Given material:
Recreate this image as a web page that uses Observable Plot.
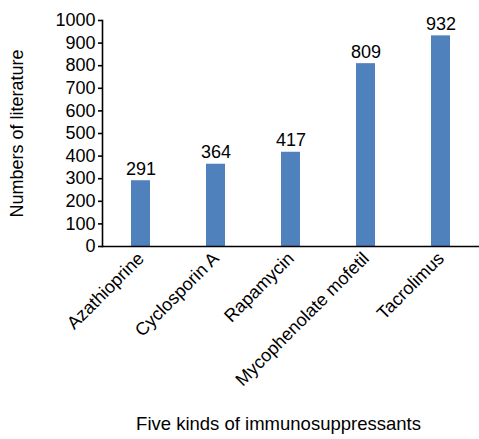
<!DOCTYPE html>
<html><head><meta charset="utf-8">
<script src="https://cdn.jsdelivr.net/npm/d3@7"></script>
<script src="https://cdn.jsdelivr.net/npm/@observablehq/plot@0.6"></script>
<style>
body{margin:0;background:#fff;}
svg{font-family:"Liberation Sans",Arial,sans-serif;}
</style>
</head><body>
<div id="chart"></div>
<script>
const drugs = ["Azathioprine","Cyclosporin A","Rapamycin","Mycophenolate mofetil","Tacrolimus"];
const counts = [291,364,417,809,932];
const yTicks = [0,100,200,300,400,500,600,700,800,900,1000];
const xTitle = "Five kinds of immunosuppressants";
const yTitle = "Numbers of literature";
const data = drugs.map((d,i)=>({drug:d,count:counts[i]}));

const chart = Plot.plot({
  width: 479,
  height: 439,
  marginTop: 20,
  marginLeft: 102,
  marginRight: 1,
  marginBottom: 193,
  style: {fontSize: "18px", fontFamily: "'Liberation Sans', Arial, sans-serif", color: "#000", background: "#fff"},
  x: {domain: drugs, paddingInner: 0.75, paddingOuter: 0.375},
  y: {domain: [0,1000]},
  marks: [
    Plot.barY(data, {x: "drug", y: "count", fill: "#4f81bd"}),
    Plot.text(data, {x: "drug", y: "count", text: d=>String(d.count), lineAnchor: "bottom", dy: -6, fontSize: 18, fill: "#000"}),
    Plot.axisY({ticks: yTicks, tickFormat: d => String(d), tickSize: 4, tickPadding: 3, strokeWidth: 1.6,
      label: yTitle, labelAnchor: "center", labelArrow: "none", labelOffset: 92, fontSize: 18}),
    Plot.axisX({tickRotate: -45, tickSize: 0, tickPadding: 9, label: null, fontSize: 18}),
    Plot.frame({anchor: "left", strokeWidth: 1.6}),
    Plot.frame({anchor: "bottom", strokeWidth: 1.6}),
    Plot.text([xTitle], {frameAnchor: "bottom", text: d => d, dx: -12, dy: 183, fontSize: 18.5, fill: "#000"})
  ]
});
document.getElementById("chart").appendChild(chart);
</script>
</body></html>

Objective: Quote in full the listing given above; the images are to be left out.

Output for this exercise:
Recreate this image as a web page that uses Observable Plot.
<!DOCTYPE html>
<html><head><meta charset="utf-8">
<script src="https://cdn.jsdelivr.net/npm/d3@7"></script>
<script src="https://cdn.jsdelivr.net/npm/@observablehq/plot@0.6"></script>
<style>
body{margin:0;background:#fff;}
svg{font-family:"Liberation Sans",Arial,sans-serif;}
</style>
</head><body>
<div id="chart"></div>
<script>
const drugs = ["Azathioprine","Cyclosporin A","Rapamycin","Mycophenolate mofetil","Tacrolimus"];
const counts = [291,364,417,809,932];
const yTicks = [0,100,200,300,400,500,600,700,800,900,1000];
const xTitle = "Five kinds of immunosuppressants";
const yTitle = "Numbers of literature";
const data = drugs.map((d,i)=>({drug:d,count:counts[i]}));

const chart = Plot.plot({
  width: 479,
  height: 439,
  marginTop: 20,
  marginLeft: 102,
  marginRight: 1,
  marginBottom: 193,
  style: {fontSize: "18px", fontFamily: "'Liberation Sans', Arial, sans-serif", color: "#000", background: "#fff"},
  x: {domain: drugs, paddingInner: 0.75, paddingOuter: 0.375},
  y: {domain: [0,1000]},
  marks: [
    Plot.barY(data, {x: "drug", y: "count", fill: "#4f81bd"}),
    Plot.text(data, {x: "drug", y: "count", text: d=>String(d.count), lineAnchor: "bottom", dy: -6, fontSize: 18, fill: "#000"}),
    Plot.axisY({ticks: yTicks, tickFormat: d => String(d), tickSize: 4, tickPadding: 3, strokeWidth: 1.6,
      label: yTitle, labelAnchor: "center", labelArrow: "none", labelOffset: 92, fontSize: 18}),
    Plot.axisX({tickRotate: -45, tickSize: 0, tickPadding: 9, label: null, fontSize: 18}),
    Plot.frame({anchor: "left", strokeWidth: 1.6}),
    Plot.frame({anchor: "bottom", strokeWidth: 1.6}),
    Plot.text([xTitle], {frameAnchor: "bottom", text: d => d, dx: -12, dy: 183, fontSize: 18.5, fill: "#000"})
  ]
});
document.getElementById("chart").appendChild(chart);
</script>
</body></html>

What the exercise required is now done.